Jenny Holiday’s most recent book A Princess For Christmas was released in October and is available at all book retailers & e-tailers! Thank you Jenny for sharing some of your non-traditional traditions with us!
Watching Hallmark Christmas movies with my dad.
He is always genuinely worried about how the main characters are going to resolve things, and I always have the plot figured out within ten minutes.
Christmas tree ornaments with the wrong name on them.
It’s a long, convoluted, silly story, but my parents once ended up with three ornaments with variations of my name on them (Jennifer, Jenny, Jen), one that said “Jerry” (we have no Jerrys in our family)—and none with my sister’s name on it. I still tell her it means I’m their favorite.
Christmas trees that won’t stay up
For years running when I was a kid, our Christmas tree fell over. Usually, we would arrive home to find the Christmas tree tipped over and water all over the carpet, but once it happened in slow-mo while we were all sitting in the living room, and we all cracked up. (Somehow, this never prompted my parents to buy a new stand?) One of the colleges I applied to way back in the day had an essay question as part of the application and we were supposed to talk about a holiday tradition. I told the story of how the tree always fell down. I did not get into that college. (Suck it, Stanford.)
Pumpkin chiffon pie > pumpkin pie
My late Grandma Blanche’s pumpkin chiffon pie is famous in my family. What is a pumpkin chiffon pie, you may ask? It’s like regular pumpkin pie but with egg whites beaten through it so it becomes all custardy and light and then served with a layer of spiced whipped cream on the top. Every year I’m sure this is the year I poison someone with the raw egg whites, and yet we’re all still standing.
Slytherin-themed presents
My kid used to be obsessed with Harry Potter, and he wanted to sort the whole world into houses. He made me take the sorting quiz at Pottermore three times, and I came out Slytherin every time. He was dismayed, but I embraced my Slytherin identity, in large part to annoy him (we are jokesters in our family). So every year I give him a little Slytherin-themed present, which he pretends to hate.
Two months + five days of Christmas carols.
Christmas carols start in my house on November 1, aka the day after Halloween. I can get away with this because I live in Canada, where Thanksgiving is the second week in October. So there’s no “Can you at least wait until Thanksgiving is over?” argument that works on me. My birthday is January 5, so that’s the other bookend on the Christmas season. Hark the Herald Angels Sing!
About the book
From USA Today bestselling author Jenny Holiday comes a modern fairy tale just in time for Christmas about a tough New Yorker from the other side of the tracks who falls for a princess from the other side of the world.
Leo Ricci’s already handling all he can, between taking care of his little sister Gabby, driving a cab, and being the super of his apartment building in the Bronx. But when Gabby spots a “princess” in a gown outside of the UN trying to hail a cab, she begs her brother to stop and help. Before he knows it, he’s got a real-life damsel in distress in the backseat of his car.
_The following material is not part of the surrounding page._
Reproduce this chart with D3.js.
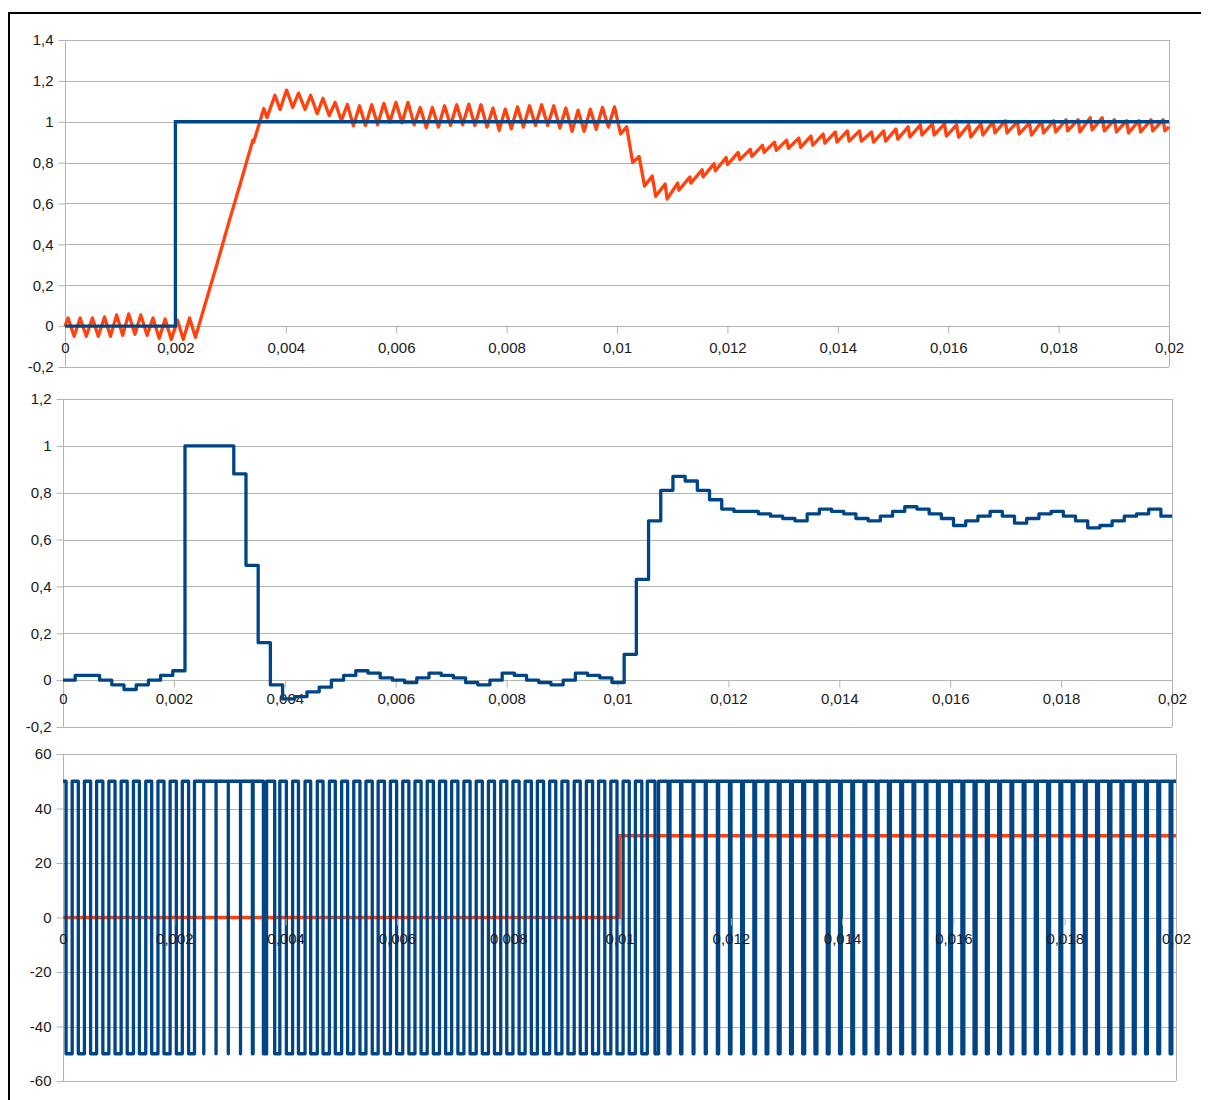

Princess Marie of Eldovia shouldn’t be hailing a cab, or even be out and about. But after her mother’s death, her father has plunged into a devastating depression and the fate of her small Alpine country has fallen on Marie’s shoulders. She’s taken aback by the gruff but devastatingly handsome driver who shows her more kindness than she’s seen in a long time.
When Marie asks Leo to be her driver for the rest of her trip, he agrees, thinking he’ll squire a rich miss around for a while and make more money than he has in months. He doesn’t expect to like and start longing for the unpredictable Marie. And when he and Gabby end up in Eldovia for Christmas, he discovers the princess who is all wrong for him is also the woman who is his perfect match.
Kareni says
Welcome, Jenny, and thanks for sharing your traditions. Stanford definitely missed out on a good thing!